Here’s how mine was made.
Optics and Prototyping Without Code
I first started by searching for lenses. The best I was able to find were some 2″ diameter 4x Loupe lenses which sell for $5 each at Fry’s electronics. These didn’t have enough magnification because through a single set I was able to see beyond the edges of my iPad when positioned far enough away to be in focus. I ended up putting two of these lenses on each side. The lenses were mounted in foam core cut to the outline of the lens (using the plastic ring the lenses were mounted in as a guide), then taped together using gorilla tape and masking tape. The distance the lenses were placed from the iPad was chosen to have the iPad appear in focus. I didn’t do any real calculations to build this correctly.
Once I had lenses to play with I started working on getting an image or video working so I started with the Crytek Sponza and a stereoscopic camera script.

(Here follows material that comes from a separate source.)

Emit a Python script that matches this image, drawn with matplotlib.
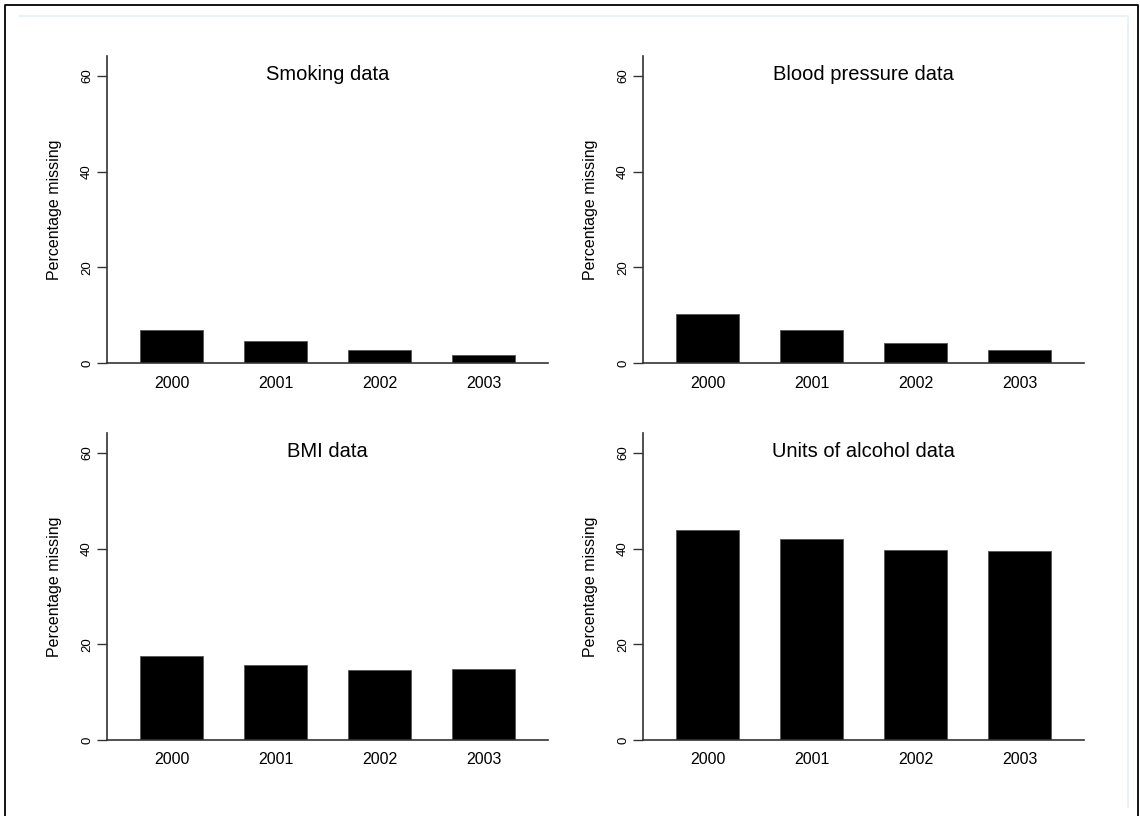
import matplotlib.pyplot as plt
from matplotlib.lines import Line2D

plt.rcParams['font.family'] = ['Liberation Sans', 'DejaVu Sans']

years = ['2000', '2001', '2002', '2003']
titles = ['Smoking data', 'Blood pressure data', 'BMI data', 'Units of alcohol data']
smoking = [6.8, 4.7, 2.8, 1.6]
blood_pressure = [10.2, 6.9, 4.1, 2.65]
bmi = [17.6, 15.7, 14.6, 14.85]
alcohol = [43.9, 42.0, 39.7, 39.6]
yticks = [0, 20, 40, 60]

W, H = 1140, 816
fig = plt.figure(figsize=(W / 100, H / 100), dpi=100)

# outer frames
fig.add_artist(Line2D([5 / W, 5 / W, 1138 / W, 1138 / W], [0, 1 - 5 / H, 1 - 5 / H, 0],
                      transform=fig.transFigure, color='black', lw=1.3))
fig.add_artist(Line2D([19 / W, 1128 / W, 1128 / W], [1 - 16 / H, 1 - 16 / H, 1 - 807 / H],
                      transform=fig.transFigure, color='#e8f0f3', lw=1.2))

# panel boxes in pixels: left, top
lefts = [107, 643, 107, 643]
tops = [56, 56, 433, 433]
pw, ph = 441, 307
data = [smoking, blood_pressure, bmi, alcohol]

x = range(len(years))
for i in range(4):
    ax = fig.add_axes([lefts[i] / W, 1 - (tops[i] + ph) / H, pw / W, ph / H])
    ax.bar(x, data[i], width=0.6, color='black', edgecolor='#555555', linewidth=0.6)
    ax.set_xlim(-0.62, 3.62)
    ax.set_ylim(0, 64.2)
    ax.set_xticks(list(x))
    ax.set_xticklabels(years, fontsize=11.5)
    ax.tick_params(axis='x', length=0, pad=9)
    ax.set_yticks(yticks)
    ax.set_yticklabels([str(t) for t in yticks], fontsize=9.5, rotation=90, va='center')
    ax.tick_params(axis='y', length=7, width=1, color='#333333', pad=3)
    for s in ['top', 'right']:
        ax.spines[s].set_visible(False)
    for s in ['left', 'bottom']:
        ax.spines[s].set_color('#333333')
        ax.spines[s].set_linewidth(1.2)
    ax.set_ylabel('Percentage missing', fontsize=11.5, labelpad=14)
    ax.text(0.5, 0.94, titles[i], transform=ax.transAxes, ha='center', va='center',
            fontsize=14.5)

fig.savefig('out.png', dpi=100)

I even did the lens distortion using the lens distortion node in the blender compositor.
I later worked on better lens mounting and purchased additional lenses so that I would have enough magnification to get a reasonable field of view.

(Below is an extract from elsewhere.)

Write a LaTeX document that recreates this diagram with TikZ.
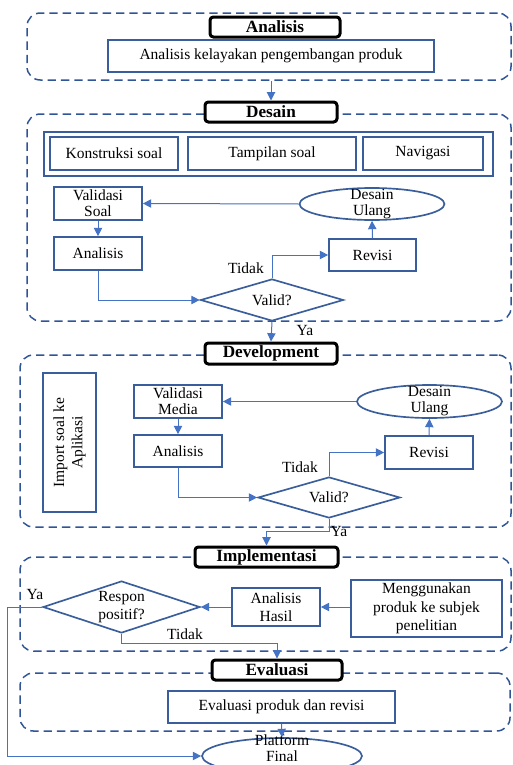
\documentclass[tikz,border=0pt]{standalone}
\usepackage{fontspec}
\setmainfont{Liberation Serif}
\usetikzlibrary{arrows.meta,positioning,shapes.geometric}
\definecolor{dashblue}{HTML}{2F5597}
\definecolor{boxblue}{HTML}{3A5E9C}
\definecolor{linkblue}{HTML}{4472C4}

\begin{document}
\begin{tikzpicture}[
    x=0.6pt,y=-0.6pt,
    >={Triangle[length=5pt,width=5pt]},
    font=\fontsize{9.3}{11}\selectfont,
    sz/.style 2 args={minimum width=#1*0.6pt,minimum height=#2*0.6pt},
    region/.style={draw=dashblue,line width=0.9pt,dash pattern=on 5pt off 3pt,rounded corners=8pt,inner sep=0},
    stage/.style={draw=black,line width=1.8pt,rounded corners=2pt,fill=white,inner sep=0,font=\fontsize{10.3}{11}\selectfont\bfseries},
    box/.style={draw=boxblue,line width=1pt,inner sep=0,align=center},
    tight/.style={font=\fontsize{9.3}{9.6}\selectfont},
    check/.style={diamond,aspect=3,draw=boxblue,line width=1pt,inner sep=0,align=center},
    oval/.style={ellipse,draw=boxblue,line width=1pt,inner sep=0},
    link/.style={->,draw=linkblue,line width=0.6pt},
    lbl/.style={inner sep=0}
  ]
  \clip (0,0) rectangle (513,765);

  % dashed stage regions
  \node[region,sz={484}{67}] (rAnalisis) at (269,46.5) {};
  \node[region,sz={484}{207}] (rDesain) at (269,217.5) {};
  \node[region,sz={491}{172}] (rDevelop) at (265.5,441) {};
  \node[region,sz={491}{94}] (rImplement) at (265.5,604) {};
  \node[region,sz={490}{58}] (rEvaluasi) at (265,702) {};

  % stage titles
  \node[stage,sz={130}{20}] (tAnalisis) at (275,27) {Analisis};
  \node[stage,sz={132}{20}] (tDesain) at (271,112) {Desain};
  \node[stage,sz={132}{21}] (tDevelop) at (271,353.5) {Development};
  \node[stage,sz={143}{20}] (tImplement) at (266.5,557) {Implementasi};
  \node[stage,sz={130}{20}] (tEvaluasi) at (277,670) {Evaluasi};

  % Analisis
  \node[box,sz={326}{32}] (bKelayakan) at (271,56) {Analisis kelayakan pengembangan produk};
  \draw[link] (tDesain.north |- rAnalisis.south) -- (tDesain.north);

  % Desain
  \node[box,sz={449}{44}] (bFrame) at (268.5,154) {};
  \node[box,sz={128}{33}] (bKonstruksi) at (114,153.5) {Konstruksi soal};
  \node[box,sz={168}{33}] (bTampilan) at (272,153.5) {Tampilan soal};
  \node[box,sz={120}{33}] (bNavigasi) at (423,153.5) {Navigasi};
  \node[box,tight,sz={88}{33}] (bValSoal) at (98,203.5) {Validasi\\Soal};
  \node[oval,sz={145}{32},label={[tight,align=center]center:Desain\\Ulang}] (oUlang1) at (372,204) {};
  \node[box,sz={88}{33}] (bAnalisis1) at (98,253.5) {Analisis};
  \node[box,sz={87}{32}] (bRevisi1) at (372.5,255) {Revisi};
  \node[check,sz={143}{42}] (dValid1) at (272,300) {Valid?};
  \node[lbl] (tdk1) at (246,268) {Tidak};
  \node[lbl] (ya1) at (305,330) {Ya};

  \draw[link] (oUlang1.west) -- (bValSoal.east);
  \draw[link] (bValSoal.south) -- (bAnalisis1.north);
  \draw[link] (bRevisi1.north) -- (oUlang1.south);
  \draw[link] (bAnalisis1.south) |- (dValid1.west);
  \draw[link] (dValid1.north) |- (bRevisi1.west);
  \draw[link] (dValid1.south) -- (tDevelop.north);

  % Development
  \node[box,rotate=90,sz={139}{53}] (bImport) at (69.5,442.5) {Import soal ke\\Aplikasi};
  \node[box,tight,sz={88}{33}] (bValMedia) at (178,401.5) {Validasi\\Media};
  \node[oval,sz={145}{33},label={[tight,align=center]center:Desain\\Ulang}] (oUlang2) at (429.5,401.5) {};
  \node[box,sz={88}{32}] (bAnalisis2) at (178,451) {Analisis};
  \node[box,sz={88}{33}] (bRevisi2) at (429,452.5) {Revisi};
  \node[check,sz={142}{41}] (dValid2) at (329,497.5) {Valid?};
  \node[lbl] (tdk2) at (300,467) {Tidak};
  \node[lbl] (ya2) at (339,531) {Ya};

  \draw[link] (oUlang2.west) -- (bValMedia.east);
  \draw[link] (bValMedia.south) -- (bAnalisis2.north);
  \draw[link] (bRevisi2.north) -- (oUlang2.south);
  \draw[link] (bAnalisis2.south) |- (dValid2.west);
  \draw[link] (dValid2.north) |- (bRevisi2.west);
  \draw[link] (dValid2.south) -- ++(0,13) -| (tImplement.north);

  % Implementasi
  \node[check,sz={157}{52}] (dRespon) at (121.5,607) {Respon\\positif?};
  \node[box,sz={88}{38}] (bHasil) at (276,607) {Analisis\\Hasil};
  \node[box,sz={151}{57}] (bGuna) at (426.5,608.5) {Menggunakan\\produk ke subjek\\penelitian};
  \node[lbl] (tdk3) at (185,634) {Tidak};
  \node[lbl] (ya3) at (35,594) {Ya};

  \draw[link] (bGuna.west |- bHasil.east) -- (bHasil.east);
  \draw[link] (bHasil.west) -- (dRespon.east);
  \draw[link] (dRespon.south) -- ++(0,10) -| (tEvaluasi.north);

  % Evaluasi
  \node[box,sz={227}{32}] (bEvalRev) at (281.5,707) {Evaluasi produk dan revisi};
  \node[oval,sz={160}{36},label={[tight,align=center,yshift=4.5pt]center:Platform\\Final}] (oFinal) at (282,756) {};

  \draw[link] (bEvalRev.south) -- (oFinal.north);
  \draw[link] (dRespon.west) -- ++(-35,0) |- (oFinal.west);
\end{tikzpicture}
\end{document}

I started working on using the internal gyroscope on the iPad to rotate the world so that the view would change as the device is rotated around. This was easy because the documentation of the gyroscope is well written. The only potentially interesting parts are the code to copy floats from the CMRotationMatrix to GLKMatrix4.
Next, I worked on the software side to get the inverse lens distortion happening on the displayed image so when viewed through the lenses the world isn’t distorted. I did this by playing online with different formulas in a WebGL shader editor (the old shadertoy) by creating a shader that altered the distance of the texture sample from my distortion center using just a simple quadratic (essentially, sample from dist + constant*dist*dist from center instead of just dist from center). This looked okay when testing the same lenses on my laptop so I ported it to my iPad and tweaked the constant there with a regular grid until the grid as viewed through the lenses looked like straight lines. The iPad version of this application started with the OpenGL ES game project template and hasn’t been cleaned up much since.

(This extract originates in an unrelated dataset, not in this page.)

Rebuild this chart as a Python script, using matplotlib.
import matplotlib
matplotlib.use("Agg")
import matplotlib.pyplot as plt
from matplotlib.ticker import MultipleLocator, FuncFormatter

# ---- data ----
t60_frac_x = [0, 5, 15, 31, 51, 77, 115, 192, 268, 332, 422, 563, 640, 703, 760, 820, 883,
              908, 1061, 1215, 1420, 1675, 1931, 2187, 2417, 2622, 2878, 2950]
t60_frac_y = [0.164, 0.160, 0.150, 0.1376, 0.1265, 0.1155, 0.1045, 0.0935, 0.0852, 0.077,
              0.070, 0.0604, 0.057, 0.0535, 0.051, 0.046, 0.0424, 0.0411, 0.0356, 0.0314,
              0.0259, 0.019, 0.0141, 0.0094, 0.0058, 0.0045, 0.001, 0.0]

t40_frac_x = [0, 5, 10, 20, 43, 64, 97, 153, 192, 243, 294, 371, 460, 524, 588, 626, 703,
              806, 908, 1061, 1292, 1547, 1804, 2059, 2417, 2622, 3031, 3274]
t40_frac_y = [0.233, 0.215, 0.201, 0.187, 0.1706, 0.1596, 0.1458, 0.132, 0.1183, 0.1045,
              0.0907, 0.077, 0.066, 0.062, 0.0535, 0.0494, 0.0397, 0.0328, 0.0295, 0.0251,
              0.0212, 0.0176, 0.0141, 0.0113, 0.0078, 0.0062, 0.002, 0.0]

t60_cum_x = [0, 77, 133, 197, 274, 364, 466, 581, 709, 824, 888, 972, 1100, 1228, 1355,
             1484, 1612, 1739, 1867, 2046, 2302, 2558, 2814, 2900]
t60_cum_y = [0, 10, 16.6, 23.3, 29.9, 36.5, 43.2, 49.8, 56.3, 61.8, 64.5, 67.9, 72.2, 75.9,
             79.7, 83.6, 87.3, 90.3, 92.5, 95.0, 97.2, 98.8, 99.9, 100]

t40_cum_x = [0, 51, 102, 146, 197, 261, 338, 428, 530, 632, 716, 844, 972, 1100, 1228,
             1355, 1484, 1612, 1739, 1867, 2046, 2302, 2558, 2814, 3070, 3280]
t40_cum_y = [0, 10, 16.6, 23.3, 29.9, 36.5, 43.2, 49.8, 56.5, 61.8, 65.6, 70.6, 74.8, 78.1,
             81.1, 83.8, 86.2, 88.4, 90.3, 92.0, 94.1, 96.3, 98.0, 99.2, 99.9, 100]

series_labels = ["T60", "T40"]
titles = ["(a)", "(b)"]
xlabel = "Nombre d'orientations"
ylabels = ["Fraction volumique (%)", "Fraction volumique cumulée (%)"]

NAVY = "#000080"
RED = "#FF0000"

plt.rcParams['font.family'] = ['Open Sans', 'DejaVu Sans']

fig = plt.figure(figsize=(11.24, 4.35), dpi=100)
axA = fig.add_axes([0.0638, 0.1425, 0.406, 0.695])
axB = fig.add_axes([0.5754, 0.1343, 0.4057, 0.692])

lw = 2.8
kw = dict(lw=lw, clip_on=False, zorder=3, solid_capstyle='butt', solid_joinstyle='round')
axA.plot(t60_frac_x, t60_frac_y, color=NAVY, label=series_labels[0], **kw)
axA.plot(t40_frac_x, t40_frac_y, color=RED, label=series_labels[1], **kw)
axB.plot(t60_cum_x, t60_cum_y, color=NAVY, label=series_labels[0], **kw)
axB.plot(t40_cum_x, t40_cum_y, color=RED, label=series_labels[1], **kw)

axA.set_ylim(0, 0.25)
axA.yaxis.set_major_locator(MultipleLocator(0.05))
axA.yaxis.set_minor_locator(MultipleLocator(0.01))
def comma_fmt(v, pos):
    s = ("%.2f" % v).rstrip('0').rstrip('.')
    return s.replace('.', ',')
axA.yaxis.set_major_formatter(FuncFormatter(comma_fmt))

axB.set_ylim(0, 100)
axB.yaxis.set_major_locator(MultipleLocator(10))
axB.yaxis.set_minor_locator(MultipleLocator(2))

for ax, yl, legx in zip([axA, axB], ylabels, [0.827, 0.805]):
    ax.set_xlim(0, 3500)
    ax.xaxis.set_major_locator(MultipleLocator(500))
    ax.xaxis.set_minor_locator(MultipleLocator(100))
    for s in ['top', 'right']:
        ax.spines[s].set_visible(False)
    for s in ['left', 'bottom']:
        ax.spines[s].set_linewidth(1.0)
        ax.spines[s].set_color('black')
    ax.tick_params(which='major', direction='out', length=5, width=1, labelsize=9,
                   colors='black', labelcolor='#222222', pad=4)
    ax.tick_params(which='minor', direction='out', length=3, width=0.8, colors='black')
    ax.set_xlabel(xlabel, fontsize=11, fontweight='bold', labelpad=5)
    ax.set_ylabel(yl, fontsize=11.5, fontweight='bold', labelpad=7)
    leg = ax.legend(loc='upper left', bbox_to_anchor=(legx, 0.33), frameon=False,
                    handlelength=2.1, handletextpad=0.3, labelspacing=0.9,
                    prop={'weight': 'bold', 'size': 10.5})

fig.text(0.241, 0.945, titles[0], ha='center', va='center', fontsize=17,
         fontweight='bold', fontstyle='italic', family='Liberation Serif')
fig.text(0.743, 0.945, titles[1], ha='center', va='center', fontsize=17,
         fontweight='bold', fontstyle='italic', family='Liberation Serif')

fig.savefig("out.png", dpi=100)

I found sample code online to render to texture and soon had a textured cube rendering to a texture for each eye. This version allowed the player to look around at a skybox, but there wasn’t any other input to actually do any walking around. I created the skybox by extracting the original images from a Photosynth for iOS panorama. I’ve put code to make a single image from a photosynth panorama.
I used this panorama to calibrate the field of view. I took a photo from the panorama location in a direction with some recognizable objects, and tweaked the field-of-view in the application until a photo through the lenses displayed the same view of the world.
A Game Controller?
To create a game controller, I was originally wanting to use the microphone line on the headphone jack connected to an arduino based game controller. I looked for code for this and found more than one Arduino soft modem implementation which synthesized sounds on the arduino which were translated into bits on the iOS side over the microphone jack, but I stopped persuing this because they were quoting data rates of 50 bits per second. This would be sufficent for a single button, but not at all enough bandwidth for a two axis analog stick and a handful of buttons.
At GDC I met Jon Manning who wrote a book on Objective-C and Cocoa and he suggested using Bluetooth Low Energy. Searching online I found the RedBear lab BLE shield for only $35 on the Maker Shed. Their sample applications and code were easy to modify to my needs. My Arduino sketch sends 3 bytes at a time for the control data and this works well.
When I was thinking about this before I wanted a mesh to work with so I started with the Sponza from the Crytek models page. Unfortunately this was sluggish on my laptop and I wanted some baked lighting so I built a lower polygon version of this and baked the original textures and some terrible lighting to a single 1024×1024 texture. My lower polygon version is about 5000 triangles. I built a simple export python script that just spits out the float array used in the sample code. This means that the mesh is in data as individual triangles rather than the much faster to render indexed triangle strip, but the model is simple enough this isn’t a problem yet.
Honestly, I think the next step is to scrap all the code I’ve written so far and build the iPad side again in Unity3d. Unity3d would make it a lot easier to turn this into an actual game where I can make new models and textures happen without having to fiddle with the code. Unity also will do a bunch of the boring code things I don’t want to write like building and using indexed triangle strips and compressed textures. That said, I’m not sure if I will be able to access CoreBluetooth from Unity3d.